Saturday, November 9, 2019

Kids these days (1)

A recent study from the University of California, Santa Barbara (1) demonstrates why the "adults," seem to put the kids down. The article says, "authoritarian people especially think youth are less respectful of their elders, intelligent people especially think youth are less intelligent, and well-read people especially think youth enjoy reading less." As we await the departure of septa and octogenarians from the highest echelons of companies and countries so that we can replace them with kids who have brains, it is important to recognize that these biases of elders are without any basis.

The only hope remaining for the world is the kids who seem to think better, use logic and make better decisions.
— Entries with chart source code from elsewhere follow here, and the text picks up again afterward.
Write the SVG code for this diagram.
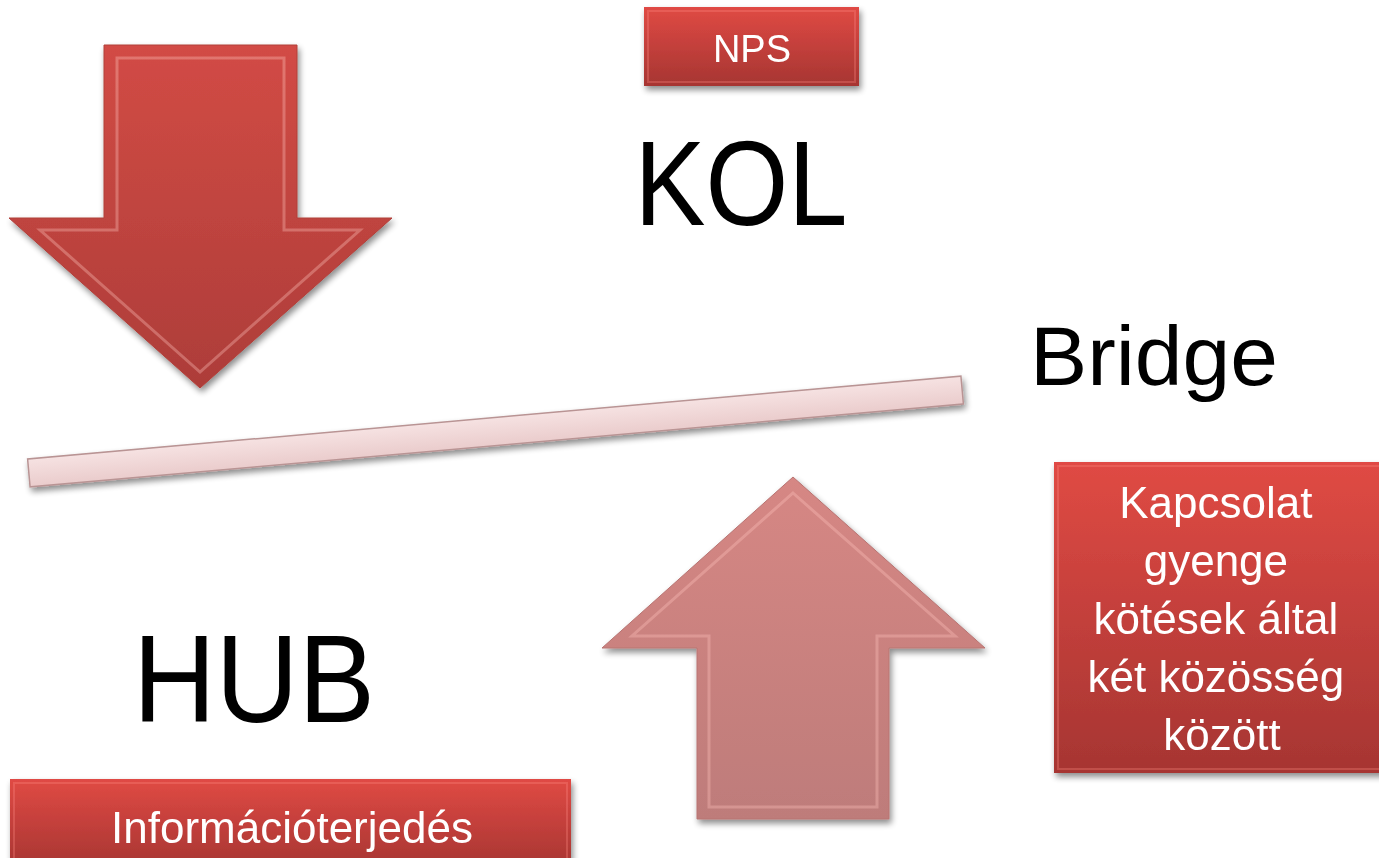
<svg xmlns="http://www.w3.org/2000/svg" width="1379" height="858" viewBox="0 0 1379 858">
<style>
.w{fill:#ffffff;font-family:"Liberation Sans",Arial,sans-serif;text-anchor:middle}
.b{fill:#000000;font-family:"Liberation Sans",Arial,sans-serif;text-anchor:middle}
.hl{fill:none;stroke:#ffc2bd;stroke-width:3;stroke-opacity:0.35;stroke-linejoin:miter}
</style>
<defs>
<linearGradient id="redArrow" x1="0" y1="0" x2="0" y2="1">
<stop offset="0" stop-color="#d24b45"/>
<stop offset="1" stop-color="#ad3d39"/>
</linearGradient>
<linearGradient id="pinkArrow" x1="0" y1="0" x2="0" y2="1">
<stop offset="0" stop-color="#d68784"/>
<stop offset="1" stop-color="#be7c7a"/>
</linearGradient>
<linearGradient id="box" x1="0" y1="0" x2="0" y2="1">
<stop offset="0" stop-color="#e04a44"/>
<stop offset="1" stop-color="#a63532"/>
</linearGradient>
<linearGradient id="bar" x1="0" y1="0" x2="0" y2="1">
<stop offset="0" stop-color="#f6e2e2"/>
<stop offset="1" stop-color="#eacccc"/>
</linearGradient>
<filter id="sh" x="-10%" y="-10%" width="125%" height="130%">
<feGaussianBlur in="SourceAlpha" stdDeviation="3"/>
<feOffset dx="2" dy="4" result="o"/>
<feComponentTransfer><feFuncA type="linear" slope="0.45"/></feComponentTransfer>
<feMerge><feMergeNode/><feMergeNode in="SourceGraphic"/></feMerge>
</filter>
</defs>

<g id="arrow-down" filter="url(#sh)">
<polygon points="104,45 297,45 297,218 392,218 200,388 9,218 104,218" fill="url(#redArrow)" stroke="#b0403b" stroke-width="1"/>
<polygon class="hl" points="117,58 284,58 284,230 360,230 200,372 40,230 117,230"/>
</g>

<g id="nps" filter="url(#sh)">
<rect x="644" y="7" width="215" height="79" fill="url(#box)"/>
<rect x="648" y="11" width="207" height="71" fill="none" stroke="#ff8a84" stroke-opacity="0.3" stroke-width="2"/>
<text class="w" x="752" y="62" font-size="38">NPS</text>
</g>

<g id="kol">
<text class="b" x="741" y="225" font-size="121" textLength="213" lengthAdjust="spacingAndGlyphs">KOL</text>
</g>

<g id="bridge-bar" filter="url(#sh)">
<rect x="27" y="417.5" width="937" height="28" transform="rotate(-5.08 495.5 431.5)" fill="url(#bar)" stroke="#b99494" stroke-width="1.5"/>
</g>

<g id="bridge">
<text class="b" x="1154" y="385" font-size="84" textLength="248" lengthAdjust="spacingAndGlyphs">Bridge</text>
</g>

<g id="hub">
<text class="b" x="254" y="722" font-size="125" textLength="242" lengthAdjust="spacingAndGlyphs">HUB</text>
</g>

<g id="arrow-up" filter="url(#sh)">
<polygon points="793,477 985,648 889,648 889,819 697,819 697,648 602,648" fill="url(#pinkArrow)" stroke="#b87472" stroke-width="1"/>
<polygon class="hl" points="793,493 955,636 877,636 877,807 709,807 709,636 632,636"/>
</g>

<g id="kapcsolat" filter="url(#sh)">
<rect x="1054" y="462" width="330" height="311" fill="url(#box)"/>
<rect x="1058" y="466" width="330" height="303" fill="none" stroke="#ff8a84" stroke-opacity="0.3" stroke-width="2"/>
<text class="w" font-size="44">
<tspan x="1222" y="518">Kapcsolat</tspan>
<tspan x="1222" y="576">gyenge</tspan>
<tspan x="1222" y="634">kötések által</tspan>
<tspan x="1222" y="692">két közösség</tspan>
<tspan x="1222" y="750">között</tspan>
</text>
</g>

<g id="informacio" filter="url(#sh)">
<rect x="10" y="779" width="561" height="90" fill="url(#box)"/>
<rect x="14" y="783" width="553" height="80" fill="none" stroke="#ff8a84" stroke-opacity="0.3" stroke-width="2"/>
<text class="w" x="292" y="843" font-size="44">Információterjedés</text>
</g>

<g id="connectors"/>
</svg>
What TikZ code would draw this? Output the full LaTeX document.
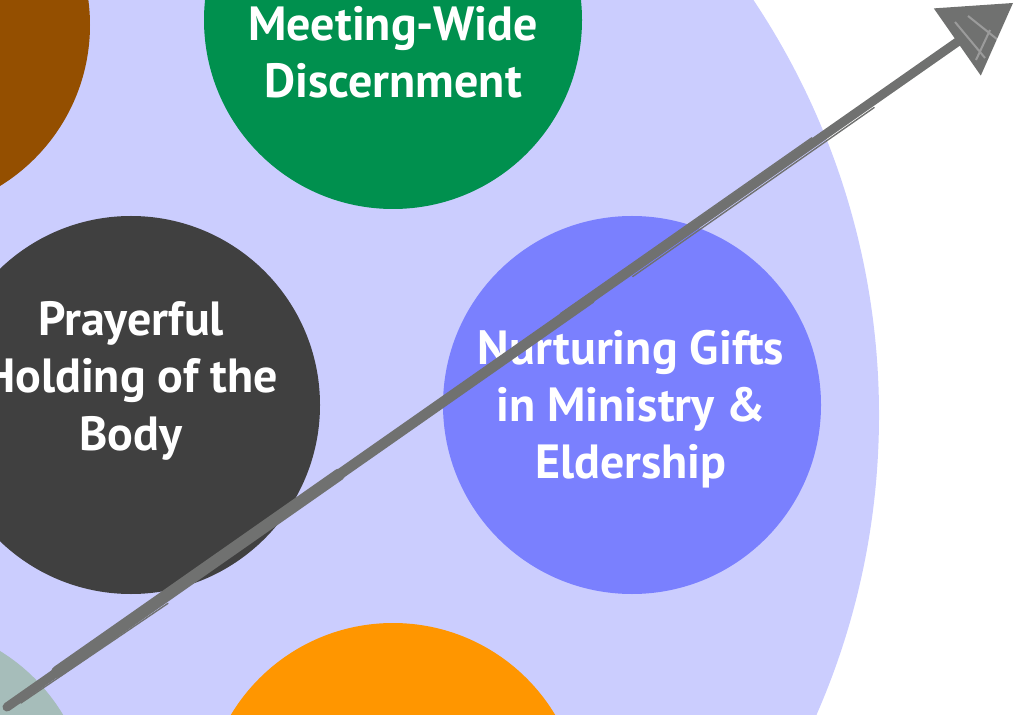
\documentclass[tikz,border=0pt]{standalone}
\usepackage{fontspec}
\setmainfont{PT Sans}
\usetikzlibrary{arrows.meta,calc}
\definecolor{ringbg}{RGB}{203,205,254}
\definecolor{rustbrown}{RGB}{148,79,0}
\definecolor{meetgreen}{RGB}{0,144,78}
\definecolor{prayergray}{RGB}{64,64,64}
\definecolor{giftblue}{RGB}{122,128,254}
\definecolor{sunorange}{RGB}{255,150,0}
\definecolor{sagegray}{RGB}{166,189,186}
\definecolor{brushgray}{RGB}{112,113,112}
\tikzset{
  bubble/.style={circle, draw=none, minimum size=189pt, inner sep=0pt},
  bubbletext/.style={text=white, align=center, anchor=base,
    font=\fontsize{24}{28.5}\selectfont\bfseries},
  brush/.style={draw=brushgray, line width=4.5pt, line cap=round},
  streak/.style={draw=brushgray, line width=0.7pt, line cap=round}
}

\begin{document}
\begin{tikzpicture}[x=0.5pt, y=-0.5pt]
\useasboundingbox (0,0) rectangle (1015,715);
\clip (0,0) rectangle (1015,715);
% the large ring and the circles on it
\node[circle, fill=ringbg, minimum size=748pt, inner sep=0pt] (ring) at (131,415) {};
\node[bubble, fill=rustbrown] (rust) at (-99,25) {};
\node[bubble, fill=meetgreen] (discern) at (393,20) {};
\node[bubble, fill=prayergray] (prayer) at (131,405) {};
\node[bubble, fill=giftblue] (gifts) at (632,405) {};
\node[bubble, fill=sunorange] (sun) at (393,812) {};
\node[bubble, fill=sagegray] (sage) at (-99,812) {};
% labels (anchored on the last line)
\node[bubbletext] (discerntxt) at (393,98) {Meeting-Wide\\Discernment};
\node[bubbletext] (prayertxt) at (131,450) {Prayerful\\Holding of the\\Body};
\node[bubbletext] (giftstxt) at (631,478) {Nurturing Gifts\\in Ministry \&\\Eldership};
% sketched arrow
\coordinate (tail) at (7,707);
\coordinate (tip) at (1013,3);
\draw[brush, -{Triangle[length=34pt,width=41pt,line width=0pt]}] (tail) -- (tip);
\draw[brush, line width=6pt] ($(tail)!0.05!(tip)$) -- ($(tail)!0.33!(tip)$);
\draw[brush, line width=5.2pt] ($(tail)!0.30!(tip)$) -- ($(tail)!0.58!(tip)$);
\draw[streak] ($(tail)+(2,-2)$) -- ($(tail)!0.10!(tip)+(2,5)$);
\draw[streak] ($(tail)+(14,-4)$) -- ($(tail)!0.16!(tip)+(0,9)$);
\draw[streak] ($(tail)!0.55!(tip)+(0,-6)$) -- ($(tail)!0.80!(tip)+(0,-6)$);
\draw[streak] ($(tail)!0.62!(tip)+(2,6)$) -- ($(tail)!0.86!(tip)+(2,6)$);
\draw[white, opacity=.3, line width=1pt] (955,22) -- (985,58) (968,16) -- (998,40) (976,60) -- (990,30);
\end{tikzpicture}
\end{document}
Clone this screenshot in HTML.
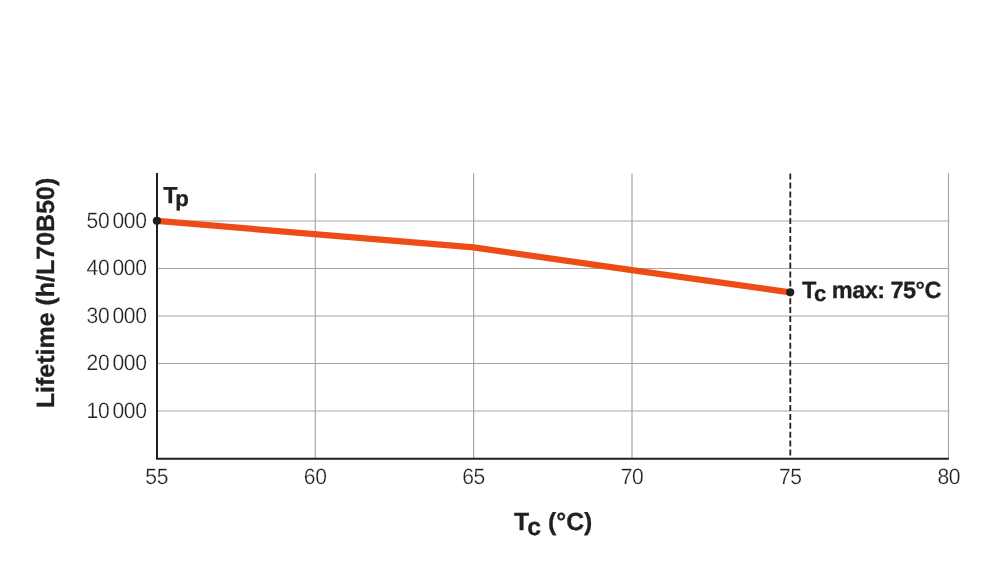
<!DOCTYPE html>
<html>
<head>
<meta charset="utf-8">
<style>
html,body{margin:0;padding:0;background:#fff;width:1000px;height:585px;overflow:hidden;}
svg{display:block;will-change:transform;}
text{font-family:"Liberation Sans", sans-serif;fill:#231f20;text-rendering:geometricPrecision;}
.tick{font-size:22.2px;letter-spacing:-0.4px;stroke:#fff;stroke-width:0.25px;}
.bold{font-weight:bold;stroke:#231f20;stroke-width:0.3px;}
</style>
</head>
<body>
<svg width="1000" height="585" viewBox="0 0 1000 585">
<!-- grid -->
<g stroke="#a8a6a9" stroke-width="1.2" fill="none">
<line x1="157" y1="221" x2="948.5" y2="221"/>
<line x1="157" y1="268.5" x2="948.5" y2="268.5"/>
<line x1="157" y1="316" x2="948.5" y2="316"/>
<line x1="157" y1="363.5" x2="948.5" y2="363.5"/>
<line x1="157" y1="411" x2="948.5" y2="411"/>
<line x1="315.3" y1="173.3" x2="315.3" y2="458.7"/>
<line x1="473.6" y1="173.3" x2="473.6" y2="458.7"/>
<line x1="632" y1="173.3" x2="632" y2="458.7"/>
<line x1="948.5" y1="173.3" x2="948.5" y2="458.7"/>
</g>
<!-- dashed -->
<line x1="790.3" y1="173.6" x2="790.3" y2="458" stroke="#231f20" stroke-width="1.8" stroke-dasharray="6 2.9"/>
<!-- axes -->
<path d="M157 173 V458.7 H948.8" stroke="#231f20" stroke-width="2" fill="none"/>
<!-- data line -->
<polyline points="157,220.9 473.6,247.4 632,270.1 790.3,292.4" stroke="#ee4c16" stroke-width="6.2" fill="none" stroke-linejoin="round"/>
<circle cx="156.9" cy="220.8" r="4.1" fill="#231f20"/>
<circle cx="790.2" cy="292.3" r="4.1" fill="#231f20"/>
<!-- y tick labels -->
<g class="tick" text-anchor="end">
<text transform="translate(146.5,227.9) scale(0.95,1)">50<tspan dx="3.4">000</tspan></text>
<text transform="translate(146.5,275.4) scale(0.95,1)">40<tspan dx="3.4">000</tspan></text>
<text transform="translate(146.5,322.9) scale(0.95,1)">30<tspan dx="3.4">000</tspan></text>
<text transform="translate(146.5,370.4) scale(0.95,1)">20<tspan dx="3.4">000</tspan></text>
<text transform="translate(146.5,417.9) scale(0.95,1)">10<tspan dx="3.4">000</tspan></text>
</g>
<!-- x tick labels -->
<g class="tick" text-anchor="middle">
<text transform="translate(156.7,483.6) scale(0.95,1)">55</text>
<text transform="translate(315.2,483.6) scale(0.95,1)">60</text>
<text transform="translate(473.6,483.6) scale(0.95,1)">65</text>
<text transform="translate(632,483.6) scale(0.95,1)">70</text>
<text transform="translate(790.3,483.6) scale(0.95,1)">75</text>
<text transform="translate(948.8,483.6) scale(0.95,1)">80</text>
</g>
<!-- y title -->
<text class="bold" font-size="25" transform="translate(53.9,408.3) rotate(-90)">Lifetime (h/L70B50)</text>
<!-- x title -->
<text class="bold" font-size="24.8" x="514" y="529.7">T<tspan dy="5.5">c</tspan><tspan dy="-5.5"> (°C)</tspan></text>
<!-- Tp -->
<text class="bold" font-size="23.2" x="163.2" y="202.7">T<tspan dx="-2.0" dy="3.0" font-size="22.2">p</tspan></text>
<!-- Tc max -->
<text class="bold" font-size="23.5" x="802.1" y="297.6">T<tspan dx="-2.5" dy="3.2" font-size="22.2">c</tspan><tspan dx="-0.4" dy="-3.2" style="letter-spacing:-0.55px"> max: 75°C</tspan></text>
</svg>
</body>
</html>
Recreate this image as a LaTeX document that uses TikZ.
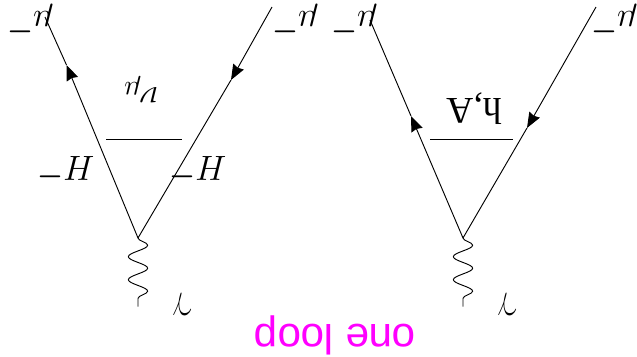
\documentclass[tikz,border=0pt]{standalone}
\usepackage{fontspec}
\setmainfont{Liberation Serif}
\setsansfont{Liberation Sans}
\usetikzlibrary{arrows.meta,decorations.pathmorphing}
\definecolor{loopmagenta}{rgb}{1,0,1}
\newcommand{\heavyminus}{\mbox{\boldmath$\scriptstyle-$}}
\tikzset{
  fermion/.style={line width=0.8pt,-{Stealth[length=0.46cm,width=0.36cm,inset=0.04cm]}},
  plainline/.style={line width=0.8pt},
  photon/.style={line width=0.8pt,decorate,decoration={snake,segment length=0.69cm,amplitude=0.29cm}},
  mathlabel/.style={rotate=180,scale=1.2,font=\Huge,inner sep=0pt},
  textlabel/.style={rotate=180,inner sep=0pt,font=\fontsize{32}{32}\selectfont},
  looplabel/.style={rotate=180,inner sep=0pt,text=loopmagenta,font=\sffamily\fontsize{36}{36}\selectfont}
}
\begin{document}
\begin{tikzpicture}[x=0.03cm,y=-0.03cm]
  \useasboundingbox (0,0) rectangle (637,356);
  % left diagram
  \coordinate (vertA) at (138,238);
  \coordinate (muOutA) at (45,17);
  \coordinate (muInA) at (272,7);
  \coordinate (tipOutA) at (66.5,65);
  \coordinate (tipInA) at (231,80);
  \coordinate (photA) at (138,306.5);
  \coordinate (barLA) at (106,139);
  \coordinate (barRA) at (182,139);
  \draw[fermion] (vertA) -- (tipOutA);
  \draw[plainline] (tipOutA) -- (muOutA);
  \draw[fermion] (muInA) -- (tipInA);
  \draw[plainline] (tipInA) -- (vertA);
  \draw[plainline] (barLA) -- (barRA);
  \draw[photon] (vertA) -- (photA);
  \node[mathlabel] (muA) at (30,24) {$\mu^{\heavyminus}$};
  \node[mathlabel] (muB) at (295,24) {$\mu^{\heavyminus}$};
  \node[mathlabel] (nuA) at (141,90) {$\nu_\mu$};
  \node[mathlabel] (higgsA) at (66,172) {$H^{\heavyminus}$};
  \node[mathlabel] (higgsB) at (198,172) {$H^{\heavyminus}$};
  \node[mathlabel] (gamA) at (182,305) {$\gamma$};
  % right diagram
  \coordinate (vertB) at (463,238);
  \coordinate (muOutB) at (370,20);
  \coordinate (muInB) at (596,7);
  \coordinate (tipOutB) at (411,116);
  \coordinate (tipInB) at (527,128);
  \coordinate (photB) at (463,306.5);
  \coordinate (barLB) at (430,139);
  \coordinate (barRB) at (513,139);
  \draw[fermion] (vertB) -- (tipOutB);
  \draw[plainline] (tipOutB) -- (muOutB);
  \draw[fermion] (muInB) -- (tipInB);
  \draw[plainline] (tipInB) -- (vertB);
  \draw[plainline] (barLB) -- (barRB);
  \draw[photon] (vertB) -- (photB);
  \node[mathlabel] (muC) at (354,24) {$\mu^{\heavyminus}$};
  \node[mathlabel] (muD) at (614,24) {$\mu^{\heavyminus}$};
  \node[textlabel] (hA) at (474,109) {h,A};
  \node[mathlabel] (gamB) at (507,305) {$\gamma$};
  % caption
  \node[looplabel] (oneloop) at (335,335) {one loop};
\end{tikzpicture}
\end{document}
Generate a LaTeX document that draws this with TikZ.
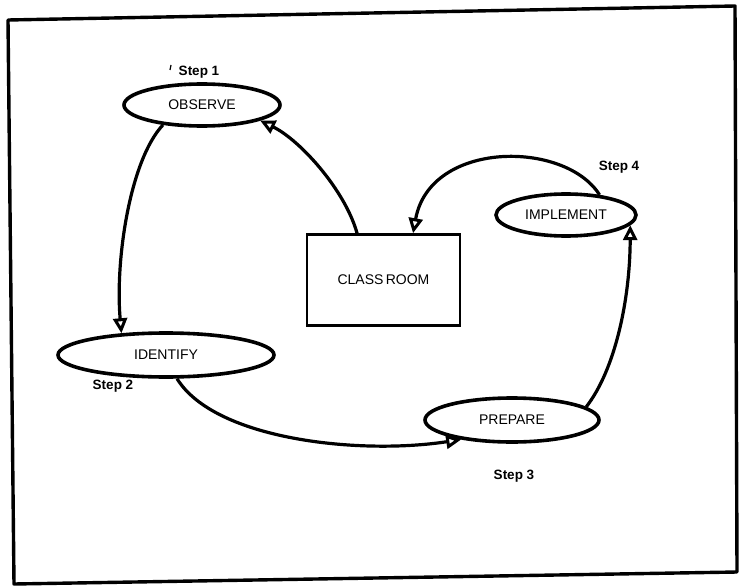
\documentclass[tikz,border=0pt]{standalone}
\usepackage{fontspec}
\setmainfont{Liberation Sans}
\usetikzlibrary{shapes.geometric,arrows.meta,calc}
\tikzset{
  stepell/.style={ellipse, draw, line width=3.6pt, inner sep=0pt, font=\fontsize{14}{16}\selectfont},
  roombox/.style={rectangle, draw, line width=2.6pt, inner sep=0pt, font=\fontsize{14}{16}\selectfont},
  steplabel/.style={font=\fontsize{13.5}{15}\selectfont\bfseries, inner sep=0pt},
  flow/.style={line width=3.2pt, -{Triangle[open, length=15pt, width=14pt, line width=3pt]}},
  frameline/.style={line width=3.4pt, line join=round}
}
\begin{document}
\begin{tikzpicture}[x=1pt, y=-1pt]
\useasboundingbox (0,0) rectangle (739,586);
% frame
\draw[frameline] (8,20) -- (735,6) -- (737,572) -- (14,584) -- cycle;
% nodes
\node[stepell, minimum width=156pt, minimum height=42pt] (obs) at (202,105) {OBSERVE};
\node[stepell, minimum width=140pt, minimum height=42pt] (imp) at (566,215) {IMPLEMENT};
\node[stepell, minimum width=216pt, minimum height=44pt] (ide) at (166,355) {IDENTIFY};
\node[stepell, minimum width=174pt, minimum height=44pt] (pre) at (512,420) {PREPARE};
\node[roombox, minimum width=153pt, minimum height=91pt] (room) at (383.5,280) {CLASS\,ROOM};
% labels
\node[steplabel] (s1) at (199,72) {Step 1};
\node[steplabel] (s2) at (113,386) {Step 2};
\node[steplabel] (s3) at (514,476) {Step 3};
\node[steplabel] (s4) at (619,167) {Step 4};
\coordinate (tickA) at (171,65);
\coordinate (tickB) at (170,70);
\draw[line width=1.2pt] (tickA) -- (tickB);
% connectors
\coordinate (roomIn) at ($(room.north west)!0.69!(room.north east)$);
\coordinate (roomOut) at ($(room.north west)!0.33!(room.north east)$);
\draw[flow] (obs.207) .. controls (130,160) and (115,260) .. (ide.154);
\draw[flow] (ide.295) .. controls (215,440) and (360,455) .. (pre.201);
\draw[flow] (pre.10) .. controls (615,370) and (630,300) .. (imp.351);
\draw[flow] (imp.31) .. controls (565,140) and (430,140) .. (roomIn);
\draw[flow] (roomOut) .. controls (345,190) and (300,140) .. (obs.345);
\end{tikzpicture}
\end{document}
The idiots in complete control of policies, countries, and companies have to understand that they can be easily replaced by better decision-makers, who are younger by a few decades. The political landscape is changing, and perhaps the "data scientists," are unaware of it. The kids will rise and make the world a better place. They will resist the mafia that is enveloping humanity and culture with evil intent. They will raise against time to prevent an impending climatic catastrophe facing the blue planet. They will attempt to lift every soul and eliminate the constraints for the weak and the weary. They will be humble and treat every individual the same regardless of color, gender or sexual preference.

It is time we turned the world over to the kids.